1:14 pm on Feb 14, 2010 (gmt 0)

Also note that it's been reported that Bing apparently doesn't obey the meta robots noindex tag, and it's likely that password protection is the best solution.

MSN/Bing (like google) has their own specific and required meta tag requirements, however should you desire to include those requirements with each page you desire, they will conform.

rainborick

4:25 pm on Feb 14, 2010 (gmt 0)

I was about to post the same advice that Robert Charlton suggested, but it occurred to me that there might be an advantage in this case to omit the "nofollow" instruction initially.
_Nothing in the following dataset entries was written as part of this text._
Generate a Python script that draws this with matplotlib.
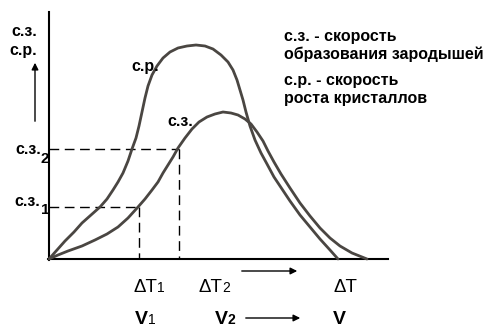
import matplotlib
matplotlib.use("Agg")
import matplotlib.pyplot as plt

# точки кривых (x, y в пикселях, y вниз)
cr_x = [49, 57, 65, 74, 82, 91, 100, 107, 113, 118, 123, 128, 132, 136, 139, 142, 145, 148,
        152, 157, 163, 170, 178, 187, 196, 205, 213, 221, 228, 233, 237, 240, 243, 246, 250,
        255, 261, 267, 274, 282, 290, 300, 310, 320, 330, 338]
cr_y = [259, 250, 241, 232, 223, 215, 207, 199, 190, 182, 173, 161, 149, 138, 126, 112, 98, 86,
        75, 66, 58, 52, 48, 46, 45, 46, 49, 55, 62, 70, 80, 90, 100, 112, 126,
        140, 153, 164, 177, 189, 201, 215, 227, 239, 250, 259]

cz_x = [49, 58, 68, 82, 95, 107, 118, 128, 138, 145, 152, 158, 163, 168, 173, 178, 185, 192,
        199, 207, 215, 223, 231, 238, 245, 251, 257, 263, 268, 274, 281, 290, 300, 310, 320,
        330, 340, 352, 367]
cz_y = [259, 255, 251, 246, 240, 234, 227, 218, 207, 199, 190, 182, 173, 165, 157, 148, 138, 129,
        122, 117, 114, 112, 113, 115, 119, 124, 132, 141, 151, 162, 174, 188, 203, 216, 228,
        238, 246, 253, 259]

# уровни с.з.1 и с.з.2 и соответствующие ΔT
level_y = [207, 149]
level_x = [139, 179]

col = "#4a4642"
bold = dict(family=["Liberation Sans", "DejaVu Sans"], fontweight="bold")
reg = dict(family=["Liberation Sans", "DejaVu Sans"])

fig = plt.figure(figsize=(4.85, 3.34), dpi=100)
ax = fig.add_axes([0, 0, 1, 1])
ax.set_xlim(0, 485)
ax.set_ylim(334, 0)
ax.axis("off")

# оси
ax.plot([49, 49], [12, 260], color="black", lw=1.5)
ax.plot([48, 388], [259, 259], color="black", lw=1.5)

# пунктир
for yy, xx in zip(level_y, level_x):
    ax.plot([49, xx], [yy, yy], color="black", lw=1, dashes=(7, 4))
    ax.plot([xx, xx], [yy, 259], color="black", lw=1, dashes=(7, 4))

# кривые
ax.plot(cr_x, cr_y, color=col, lw=2, solid_capstyle="round", solid_joinstyle="round")
ax.plot(cz_x, cz_y, color=col, lw=2, solid_capstyle="round", solid_joinstyle="round")

# подписи кривых
ax.text(145, 67, "с.р.", fontsize=11.5, ha="center", va="center", **bold)
ax.text(180, 121, "с.з.", fontsize=11.5, ha="center", va="center", **bold)

# подписи оси Y
ax.text(24, 31, "с.з.", fontsize=11.5, ha="center", va="center", **bold)
ax.text(23, 50, "с.р.", fontsize=11.5, ha="center", va="center", **bold)
ax.annotate("", xy=(35, 60), xytext=(35, 124),
            arrowprops=dict(arrowstyle="-|>", color="black", lw=1, mutation_scale=10))

ax.text(41, 150, "с.з.", fontsize=11.5, ha="right", va="center", **bold)
ax.text(41, 159, "2", fontsize=11, ha="left", va="center", **bold)
ax.text(40, 201, "с.з.", fontsize=11.5, ha="right", va="center", **bold)
ax.text(41, 210, "1", fontsize=11, ha="left", va="center", **bold)

# подписи оси X
ax.text(157, 292, "ΔT", fontsize=13.5, ha="right", va="baseline", **reg)
ax.text(157, 292, "1", fontsize=10, ha="left", va="baseline", **reg)
ax.text(222, 292, "ΔT", fontsize=13.5, ha="right", va="baseline", **reg)
ax.text(222, 292, "2", fontsize=10, ha="left", va="baseline", **reg)
ax.text(345, 292, "ΔT", fontsize=13.5, ha="center", va="baseline", **reg)
ax.annotate("", xy=(300, 271), xytext=(239, 271),
            arrowprops=dict(arrowstyle="-|>", color="black", lw=1, mutation_scale=10))

ax.text(148, 324, "V", fontsize=14, ha="right", va="baseline", **bold)
ax.text(148, 324, "1", fontsize=10, ha="left", va="baseline", **reg)
ax.text(228, 324, "V", fontsize=14, ha="right", va="baseline", **bold)
ax.text(228, 324, "2", fontsize=10, ha="left", va="baseline", **bold)
ax.text(339, 324, "V", fontsize=14, ha="center", va="baseline", **bold)
ax.annotate("", xy=(303, 318), xytext=(243, 318),
            arrowprops=dict(arrowstyle="-|>", color="black", lw=1, mutation_scale=10))

# пояснение справа
ax.text(284, 36, "с.з. - скорость", fontsize=11.5, ha="left", va="center", **bold)
ax.text(284, 54, "образования зародышей", fontsize=11.5, ha="left", va="center", **bold)
ax.text(284, 81, "с.р. - скорость", fontsize=11.5, ha="left", va="center", **bold)
ax.text(284, 99, "роста кристаллов", fontsize=11.5, ha="left", va="center", **bold)

fig.savefig("out.png", dpi=100)
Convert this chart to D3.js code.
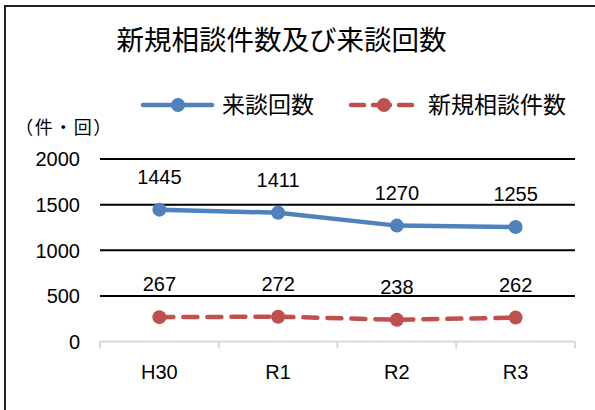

I was just thinking that in this situation, you want Googlebot to see those "noindex" <meta> tags ASAP, and by allowing the links to be crawled, you might well speed up the process. I'd also suggest submitting a few of the critical URLs through the AddURL page, since these pages are probably low-priority for crawling within your site as it stands. If you're on an Apache-based server, you can use the

<FilesMatch "(appropriate regexp)">
Header set X-Robots-Tag "noindex"
</FilesMatch>

instruction to make these changes globally with an .htaccess file in your admin directory, both before and after they're de-indexed (assuming there are no existing robots <meta> tags on these pages). Then, once they're out you can add the "nofollow".

Robert Charlton

3:53 am on Feb 15, 2010 (gmt 0)

...but it occurred to me that there might be an advantage in this case to omit the "nofollow" instruction initially. I was just thinking that in this situation, you want Googlebot to see those "noindex" <meta> tags ASAP, and by allowing the links to be crawled, you might well speed up the process....

rainborick - Makes sense. You definitely want to encourage Googlebot to crawl those pages and see the meta robots "noindex" tags.

I suggested the "nofollow" content attribute only because I assume that these admin pages aren't going to be linking to anything that you'd be wanting to accrue PageRank, but of course that's later, not now.